* DO THIS
Reproduce the listing below in full and without alteration, apart from its pictures.

═════ DATASET SECTION

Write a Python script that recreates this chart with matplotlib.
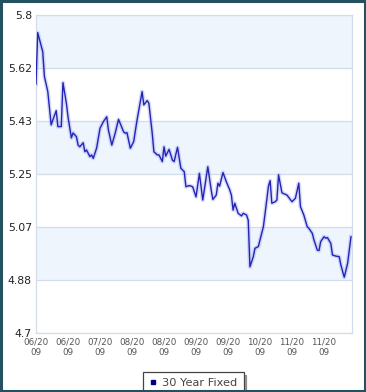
import numpy as np
import matplotlib
matplotlib.use('Agg')
import matplotlib.pyplot as plt
from matplotlib.lines import Line2D
from matplotlib.patches import Rectangle

# days since 2009-06-05 and the 30 year fixed rate
days = [0, 1, 4, 5, 7, 9, 10, 12, 13, 15, 16, 18, 19, 21, 22, 24, 25, 26, 28, 29,
        30, 32, 33, 34, 36, 38, 40, 42, 43, 45, 47, 49, 52, 53, 54, 56, 58, 60, 63, 64,
        66, 67, 69, 70, 72, 73, 75, 76, 77, 79, 81, 82, 84, 86, 88, 89, 91, 93, 95, 97,
        99, 102, 104, 105, 107, 108, 109, 111, 113, 115, 116, 117, 118, 120, 122, 123, 125, 126, 127, 129,
        130, 132, 134, 135, 137, 138, 139, 140, 142, 143, 144, 146, 149, 152, 154, 156, 157, 159, 161, 162,
        164, 165, 167, 168, 169, 171, 172, 173, 175, 176, 178, 180, 181, 183, 185, 187]
rates = [5.561, 5.739, 5.673, 5.587, 5.535, 5.420, 5.437, 5.469, 5.414, 5.414, 5.566, 5.496, 5.448, 5.375, 5.392, 5.379, 5.350, 5.344, 5.358, 5.327,
         5.333, 5.310, 5.316, 5.304, 5.340, 5.408, 5.431, 5.448, 5.402, 5.350, 5.391, 5.439, 5.396, 5.391, 5.393, 5.339, 5.362, 5.437, 5.535, 5.489,
         5.504, 5.495, 5.391, 5.327, 5.316, 5.316, 5.293, 5.344, 5.312, 5.335, 5.298, 5.293, 5.342, 5.270, 5.258, 5.206, 5.210, 5.206, 5.171, 5.252,
         5.160, 5.275, 5.195, 5.162, 5.177, 5.218, 5.208, 5.255, 5.223, 5.195, 5.177, 5.125, 5.149, 5.114, 5.105, 5.114, 5.108, 5.090, 4.929, 4.964,
         4.993, 4.999, 5.045, 5.068, 5.160, 5.208, 5.227, 5.149, 5.154, 5.160, 5.247, 5.185, 5.177, 5.154, 5.166, 5.218, 5.137, 5.108, 5.068, 5.062,
         5.045, 5.022, 4.987, 4.985, 5.016, 5.033, 5.028, 5.030, 5.010, 4.970, 4.966, 4.964, 4.935, 4.893, 4.941, 5.033]

tick_days = [0, 19, 38, 57, 76, 95, 114, 133, 152, 171]
tick_labels = ['06/20\n09', '06/20\n09', '07/20\n09', '08/20\n09', '08/20\n09',
               '09/20\n09', '09/20\n09', '10/20\n09', '11/20\n09', '11/20\n09']
y_ticks = [4.7, 4.8833, 5.0667, 5.25, 5.4333, 5.6167, 5.8]
y_labels = ['4.7', '4.88', '5.07', '5.25', '5.43', '5.62', '5.8']

fig = plt.figure(figsize=(3.66, 3.92), dpi=100)
fig.patch.set_facecolor('white')
ax = fig.add_axes([36/366, 59/392, 316/366, 318/392])

# alternating bands
for i in range(len(y_ticks) - 1):
    if i % 2 == 0:
        continue
    ax.axhspan(y_ticks[i], y_ticks[i+1], color='#eef5fd', zorder=0, lw=0)
for y in y_ticks:
    ax.axhline(y, color='#d3dde9', lw=0.9, zorder=1)

ax.plot(days, rates, color='#8c94f0', lw=3, alpha=0.35, zorder=2, solid_joinstyle='round')
ax.plot(days, rates, color='#2424b4', lw=1.0, zorder=3)

ax.set_xlim(0, 187.6)
ax.set_ylim(4.7, 5.8)
ax.set_yticks(y_ticks)
ax.set_yticklabels(y_labels, fontsize=7.8, color='#222222')
ax.set_xticks(tick_days)
ax.set_xticklabels(tick_labels, fontsize=6.3, color='#555555', linespacing=1.25)
ax.tick_params(axis='both', length=0)
ax.tick_params(axis='y', pad=3)
ax.tick_params(axis='x', pad=3)
for s in ax.spines.values():
    s.set_color('#d3dde9')
    s.set_linewidth(0.9)

handle = Line2D([], [], marker='s', color='#00008b', linestyle='none', markersize=3)
leg = fig.legend([handle], ['30 Year Fixed'], loc='center',
                 bbox_to_anchor=(193.5/366, 9/392), frameon=True, fancybox=False,
                 shadow=True, fontsize=8.2, handlelength=0.6, handletextpad=0.5,
                 borderpad=0.55)
leg.get_frame().set_edgecolor('#444444')
leg.get_frame().set_linewidth(0.9)
for t in leg.get_texts():
    t.set_color('#444444')

fig.patches.append(Rectangle((0.002, 0.002), 0.996, 0.995, transform=fig.transFigure,
                             fill=False, edgecolor='#24505f', linewidth=2.2, zorder=10))

fig.savefig('out.png', dpi=100)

══════════

* FULL OUTPUT
Write a Python script that recreates this chart with matplotlib.
import numpy as np
import matplotlib
matplotlib.use('Agg')
import matplotlib.pyplot as plt
from matplotlib.lines import Line2D
from matplotlib.patches import Rectangle

# days since 2009-06-05 and the 30 year fixed rate
days = [0, 1, 4, 5, 7, 9, 10, 12, 13, 15, 16, 18, 19, 21, 22, 24, 25, 26, 28, 29,
        30, 32, 33, 34, 36, 38, 40, 42, 43, 45, 47, 49, 52, 53, 54, 56, 58, 60, 63, 64,
        66, 67, 69, 70, 72, 73, 75, 76, 77, 79, 81, 82, 84, 86, 88, 89, 91, 93, 95, 97,
        99, 102, 104, 105, 107, 108, 109, 111, 113, 115, 116, 117, 118, 120, 122, 123, 125, 126, 127, 129,
        130, 132, 134, 135, 137, 138, 139, 140, 142, 143, 144, 146, 149, 152, 154, 156, 157, 159, 161, 162,
        164, 165, 167, 168, 169, 171, 172, 173, 175, 176, 178, 180, 181, 183, 185, 187]
rates = [5.561, 5.739, 5.673, 5.587, 5.535, 5.420, 5.437, 5.469, 5.414, 5.414, 5.566, 5.496, 5.448, 5.375, 5.392, 5.379, 5.350, 5.344, 5.358, 5.327,
         5.333, 5.310, 5.316, 5.304, 5.340, 5.408, 5.431, 5.448, 5.402, 5.350, 5.391, 5.439, 5.396, 5.391, 5.393, 5.339, 5.362, 5.437, 5.535, 5.489,
         5.504, 5.495, 5.391, 5.327, 5.316, 5.316, 5.293, 5.344, 5.312, 5.335, 5.298, 5.293, 5.342, 5.270, 5.258, 5.206, 5.210, 5.206, 5.171, 5.252,
         5.160, 5.275, 5.195, 5.162, 5.177, 5.218, 5.208, 5.255, 5.223, 5.195, 5.177, 5.125, 5.149, 5.114, 5.105, 5.114, 5.108, 5.090, 4.929, 4.964,
         4.993, 4.999, 5.045, 5.068, 5.160, 5.208, 5.227, 5.149, 5.154, 5.160, 5.247, 5.185, 5.177, 5.154, 5.166, 5.218, 5.137, 5.108, 5.068, 5.062,
         5.045, 5.022, 4.987, 4.985, 5.016, 5.033, 5.028, 5.030, 5.010, 4.970, 4.966, 4.964, 4.935, 4.893, 4.941, 5.033]

tick_days = [0, 19, 38, 57, 76, 95, 114, 133, 152, 171]
tick_labels = ['06/20\n09', '06/20\n09', '07/20\n09', '08/20\n09', '08/20\n09',
               '09/20\n09', '09/20\n09', '10/20\n09', '11/20\n09', '11/20\n09']
y_ticks = [4.7, 4.8833, 5.0667, 5.25, 5.4333, 5.6167, 5.8]
y_labels = ['4.7', '4.88', '5.07', '5.25', '5.43', '5.62', '5.8']

fig = plt.figure(figsize=(3.66, 3.92), dpi=100)
fig.patch.set_facecolor('white')
ax = fig.add_axes([36/366, 59/392, 316/366, 318/392])

# alternating bands
for i in range(len(y_ticks) - 1):
    if i % 2 == 0:
        continue
    ax.axhspan(y_ticks[i], y_ticks[i+1], color='#eef5fd', zorder=0, lw=0)
for y in y_ticks:
    ax.axhline(y, color='#d3dde9', lw=0.9, zorder=1)

ax.plot(days, rates, color='#8c94f0', lw=3, alpha=0.35, zorder=2, solid_joinstyle='round')
ax.plot(days, rates, color='#2424b4', lw=1.0, zorder=3)

ax.set_xlim(0, 187.6)
ax.set_ylim(4.7, 5.8)
ax.set_yticks(y_ticks)
ax.set_yticklabels(y_labels, fontsize=7.8, color='#222222')
ax.set_xticks(tick_days)
ax.set_xticklabels(tick_labels, fontsize=6.3, color='#555555', linespacing=1.25)
ax.tick_params(axis='both', length=0)
ax.tick_params(axis='y', pad=3)
ax.tick_params(axis='x', pad=3)
for s in ax.spines.values():
    s.set_color('#d3dde9')
    s.set_linewidth(0.9)

handle = Line2D([], [], marker='s', color='#00008b', linestyle='none', markersize=3)
leg = fig.legend([handle], ['30 Year Fixed'], loc='center',
                 bbox_to_anchor=(193.5/366, 9/392), frameon=True, fancybox=False,
                 shadow=True, fontsize=8.2, handlelength=0.6, handletextpad=0.5,
                 borderpad=0.55)
leg.get_frame().set_edgecolor('#444444')
leg.get_frame().set_linewidth(0.9)
for t in leg.get_texts():
    t.set_color('#444444')

fig.patches.append(Rectangle((0.002, 0.002), 0.996, 0.995, transform=fig.transFigure,
                             fill=False, edgecolor='#24505f', linewidth=2.2, zorder=10))

fig.savefig('out.png', dpi=100)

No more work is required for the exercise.